With all the hash/hash on both sides of the argument, I wanted to know what the general point of view was here on th JREF.
So...
My observation is that the issue is not purely scientific. That is to say that I believe whatever the consensus of scientists think about it, becuause it is not my area of expertise. The point is that it keeps turning up in political discussion.
I don't think there is any way that the root cause of it is man-made, but I also realize that pollution etc. is probably hastening the process. The reason I don't think the root cause is humans is that in the Earth's past, there have been periods of higher average temperatures than man has ever experienced before man evolved.
Now to the politics. I think the issue makes an easy target of the U.S. for blame of the situation. The evidence of this assertion is that most of the measurement figures out there don't give a measure of how much a country pollutes, but the pollution
per capita. In other words, you rich bastages use more energy per person, therefore you owe us.

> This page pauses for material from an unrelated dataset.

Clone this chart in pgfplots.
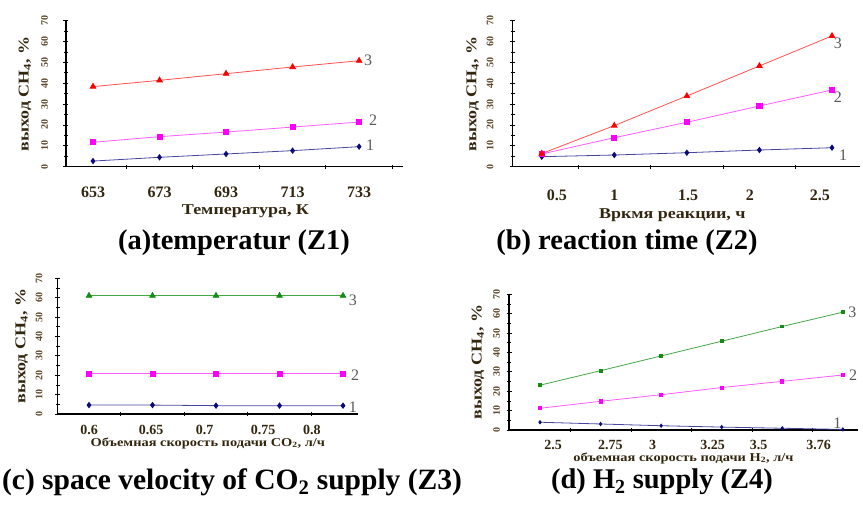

Take the Kyoto protocol for example, the best I have heard anyone regard the expected "improvement" from the Kyoto treaty is that "well, at least it's a start." It is a very poor start, all it really does is create a bogus stock market that favors undeveloped countries and penalizes developed ones. It is a transfer of wealth scheme, not a global warming solution. Kyoto basically creates a global tax that takes from developed nations and gives to undeveloped nations. Some of the biggest polluters, such as China are completely exempt.
I think that the largest man-made contributor to global warming was the cutting of rain forests, but this doesn't even get a reach-around from the Kyoto advocates.